Кем же были пославшие вас исполины?
Может быть, звездами?
Ваша музыка – музыка птичьей души,
Божьего взора
И страсти горней.
Деревья,
Сердце мое в земле
Узнают ли ваши суровые корни?
Первый ведущий:
Я твое повторяю имя
По ночам во тьме молчаливой,
Когда собираются звезды
К лунному водопою.
И смутные листья дремлют,
Свесившись над тропою.
И кажусь я себе в эту пору
Пустотою из звуков и боли,
Обезумевшими часами,
Что о прошлом поют поневоле.
Я твое повторяю имя
Этой ночью во тьме молчаливой,
И звучит оно так отдаленно,
Как еще никогда не звучало.
Это имя дальше, чем звезды,
И печальней, чем дождь усталый.
Полюблю ли тебя я снова,
Как любить я умел когда-то?
Разве сердце мое виновато?
И какою любовь моя станет,
Когда белый туман растает?
Будет тихой и светлой?
Не знаю.
Если б мог по луне гадать я,
Как ромашку, ее обрывая!
Второй ведущий:
Море смеется
у края лагуны.
Пенные зубы,
Лазурные губы…
– Девушка с бронзовой грудью,
что ты глядишь с тоскою?
– Торгую водой, сеньор мой,
водой морскою.
– Юноша с темною кровью,
что в ней шумит, не смолкая?
– Это вода, сеньор мой,
вода морская…
– Мать, отчего твои слезы
льются соленой рекою?
– Плачу водой, сеньор мой,
водой морскою.
– Сердце, скажи мне, сердце, —
откуда горечь такая?
– Слишком горька, сеньор мой,
вода морская…
А море смеется
У края лагуны.
Пенные зубы,
Лазурные губы.
Первый ведущий:
Все дрожит еще голос,
одинокая ветка,
от минувшего горя
и вчерашнего ветра.
Ночью девушка в поле
тосковала и пела —
И ловила ту ветку,
но поймать не успела.
Ах, луна на ущербе!
Сотни серых соцветий
оплели ее тело.
И сама она стала,
как певучая ветка,
дрожью давнего горя
и вчерашнего ветра.
Второй ведущий:
И тополя уходят,
но след их озерный светел.
И тополя уходят,
но нам оставляет ветер.
А он умирает ночью,
обряженный черным крепом.
Но он оставляет эхо,
плывущее вниз по рекам.
А мир светляков нахлынет —
и прошлое в нем потонет.
И крохотное сердечко
раскроется на ладони.
Первый ведущий:
Лорка всегда любил театр.

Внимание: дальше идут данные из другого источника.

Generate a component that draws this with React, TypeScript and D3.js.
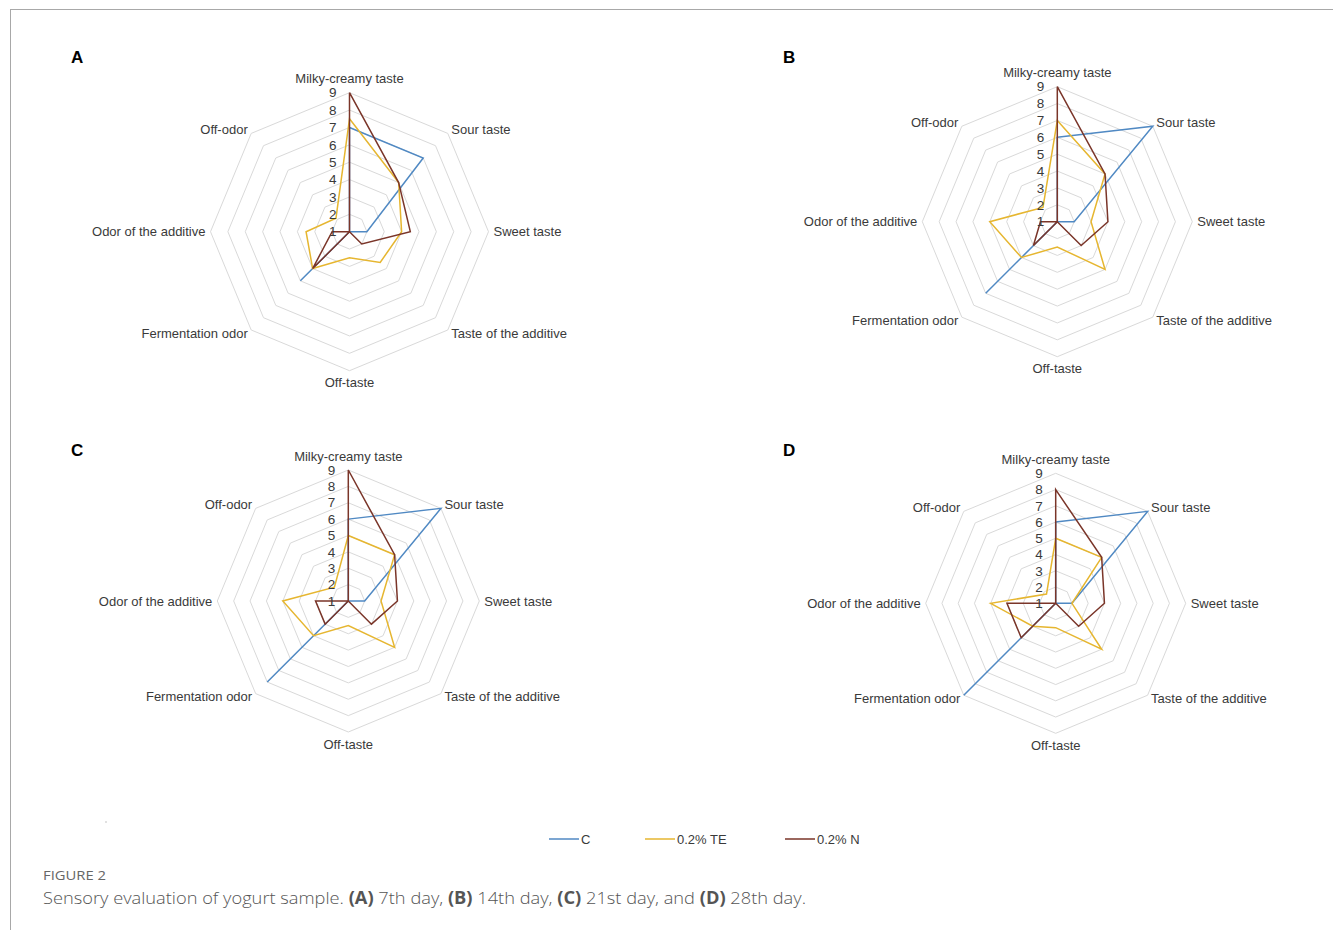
import React from 'react';
import * as d3 from 'd3';

// ---------- data ----------
const categories = [
  'Milky-creamy taste',
  'Sour taste',
  'Sweet taste',
  'Taste of the additive',
  'Off-taste',
  'Fermentation odor',
  'Odor of the additive',
  'Off-odor',
];
const seriesNames = ['C', '0.2% TE', '0.2% N'];
const tickValues = [1, 2, 3, 4, 5, 6, 7, 8, 9];
const panelLetters = ['A', 'B', 'C', 'D'];

// (A) 7th day
const day7C = [7, 7, 2, 1, 1, 5, 1, 1];
const day7TE = [7.5, 5, 4, 3.5, 2.5, 4, 3.5, 2.1];
const day7N = [9, 5, 4.5, 2, 1, 4, 2, 1];
// (B) 14th day
const day14C = [6, 9, 2, 1, 1, 7, 1, 1];
const day14TE = [7, 5, 3, 5, 2.5, 4, 5, 2.2];
const day14N = [9, 5, 4, 3, 1, 3, 2, 1];
// (C) 21st day
const day21C = [6, 9, 2, 1, 1, 8, 1, 1];
const day21TE = [5, 5, 3, 5, 2.5, 4, 5, 2.2];
const day21N = [9, 5, 4, 3, 1, 3, 3, 1];
// (D) 28th day
const day28C = [6, 9, 2, 1, 1, 9, 1, 1];
const day28TE = [5, 5, 2, 5, 2.5, 3, 5, 1.8];
const day28N = [8, 5, 4, 3, 1, 4, 4, 1];

const panelData = [
  [day7C, day7TE, day7N],
  [day14C, day14TE, day14N],
  [day21C, day21TE, day21N],
  [day28C, day28TE, day28N],
];

// ---------- styling / layout ----------
const seriesColors = ['#5089c3', '#e6b630', '#7a3529'];
const gridColor = '#d9d9d9';
const textColor = '#3a3a3a';
const FONT = '"Liberation Sans", Arial, sans-serif';

const layouts = [
  { cx: 349.5, cy: 231.7, r: 139, lx: 71, ly: 63 },
  { cx: 1057.3, cy: 221.7, r: 135, lx: 783, ly: 63 },
  { cx: 348.3, cy: 601, r: 131, lx: 71, ly: 456 },
  { cx: 1055.7, cy: 603.3, r: 130, lx: 783, ly: 456 },
];

const labelOffsets = [
  { dx: 0, dy: -14, anchor: 'middle' },
  { dx: 3.5, dy: -4, anchor: 'start' },
  { dx: 5, dy: 0, anchor: 'start' },
  { dx: 3.5, dy: 3, anchor: 'start' },
  { dx: 0, dy: 12, anchor: 'middle' },
  { dx: -3.5, dy: 3, anchor: 'end' },
  { dx: -5, dy: 0, anchor: 'end' },
  { dx: -3.5, dy: -4, anchor: 'end' },
];

function Radar({ index }: { index: number }) {
  const L = layouts[index];
  const data = panelData[index];
  const n = categories.length;
  const angle = d3.scaleLinear().domain([0, n]).range([0, 2 * Math.PI]);
  const rScale = d3.scaleLinear().domain([1, 9]).range([0, L.r]);
  const line = d3
    .lineRadial<number>()
    .angle((_, i) => angle(i))
    .radius((v) => rScale(v))
    .curve(d3.curveLinearClosed);
  const ring = (v: number) => line(categories.map(() => v)) as string;

  return (
    <g>
      <text x={L.lx} y={L.ly} fontFamily={FONT} fontWeight="bold" fontSize={17} fill="#000">
        {panelLetters[index]}
      </text>
      <g transform={`translate(${L.cx},${L.cy})`}>
        {tickValues.slice(1).map((v) => (
          <path key={v} d={ring(v)} fill="none" stroke={gridColor} strokeWidth={1} />
        ))}
        {data.map((vals, s) => (
          <path
            key={s}
            d={line(vals) as string}
            fill="none"
            stroke={seriesColors[s]}
            strokeWidth={1.5}
            strokeLinejoin="miter"
          />
        ))}
        {tickValues.map((v) => (
          <text
            key={v}
            x={-13}
            y={-rScale(v)}
            dy="0.35em"
            textAnchor="end"
            fontFamily={FONT}
            fontSize={13.5}
            fill={textColor}
          >
            {v}
          </text>
        ))}
        {categories.map((c, i) => {
          const a = angle(i);
          const vx = L.r * Math.sin(a);
          const vy = -L.r * Math.cos(a);
          const o = labelOffsets[i];
          return (
            <text
              key={c}
              x={vx + o.dx}
              y={vy + o.dy}
              dy="0.35em"
              textAnchor={o.anchor as any}
              fontFamily={FONT}
              fontSize={13}
              fill={textColor}
            >
              {c}
            </text>
          );
        })}
      </g>
    </g>
  );
}

const legendX = [549, 645, 785];

export default function App() {
  return (
    <svg
      width={1333}
      height={930}
      style={{ position: 'absolute', left: 0, top: 0, background: '#fff' }}
    >
      <rect x={0} y={0} width={1333} height={930} fill="#fff" />
      <line x1={10} y1={9.5} x2={1333} y2={9.5} stroke="#a8a8a8" strokeWidth={1} />
      <line x1={10.5} y1={9} x2={10.5} y2={930} stroke="#a8a8a8" strokeWidth={1} />
      {layouts.map((_, i) => (
        <Radar key={i} index={i} />
      ))}
      <circle cx={106} cy={822} r={0.8} fill="#bbb" />
      {seriesNames.map((s, i) => (
        <g key={s}>
          <line
            x1={legendX[i]}
            x2={legendX[i] + 30}
            y1={839}
            y2={839}
            stroke={seriesColors[i]}
            strokeWidth={1.5}
          />
          <text
            x={legendX[i] + 32}
            y={839}
            dy="0.35em"
            fontFamily={FONT}
            fontSize={13}
            fill={textColor}
          >
            {s}
          </text>
        </g>
      ))}
      <text
        x={43}
        y={875}
        dy="0.35em"
        fontFamily='"Open Sans", sans-serif'
        fontSize={13}
        fill="#666"
        textLength={63}
        lengthAdjust="spacingAndGlyphs"
      >
        FIGURE 2
      </text>
      <text
        x={43}
        y={898}
        dy="0.35em"
        fontFamily='"Open Sans", sans-serif'
        fontWeight={300}
        fontSize={17}
        fill="#555"
        textLength={763}
        lengthAdjust="spacingAndGlyphs"
      >
        Sensory evaluation of yogurt sample.{' '}
        <tspan fontWeight={700}>(A)</tspan> 7th day, <tspan fontWeight={700}>(B)</tspan> 14th day,{' '}
        <tspan fontWeight={700}>(C)</tspan> 21st day, and <tspan fontWeight={700}>(D)</tspan> 28th day.
      </text>
    </svg>
  );
}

Он организовал университетский бродячий театр «Ла Баррака», который кочевал по Испании, знакомя зрителей с классическим репертуаром. Он ставил и свои пьесы, сочинял для них музыку, рисовал костюмы, декорации. «Театр, – говорил Лорка, – это школа смеха и слез; это свободная трибуна, с которой должно обличать лживую или ветхую мораль, представляя через живые судьбы вечные законы сердца и души человеческой». Не только пьесы, но и многие стихи поэта – настоящий театр, «школа смеха и слез», в которой перед нами предстают «вечные законы сердца и души человеческой».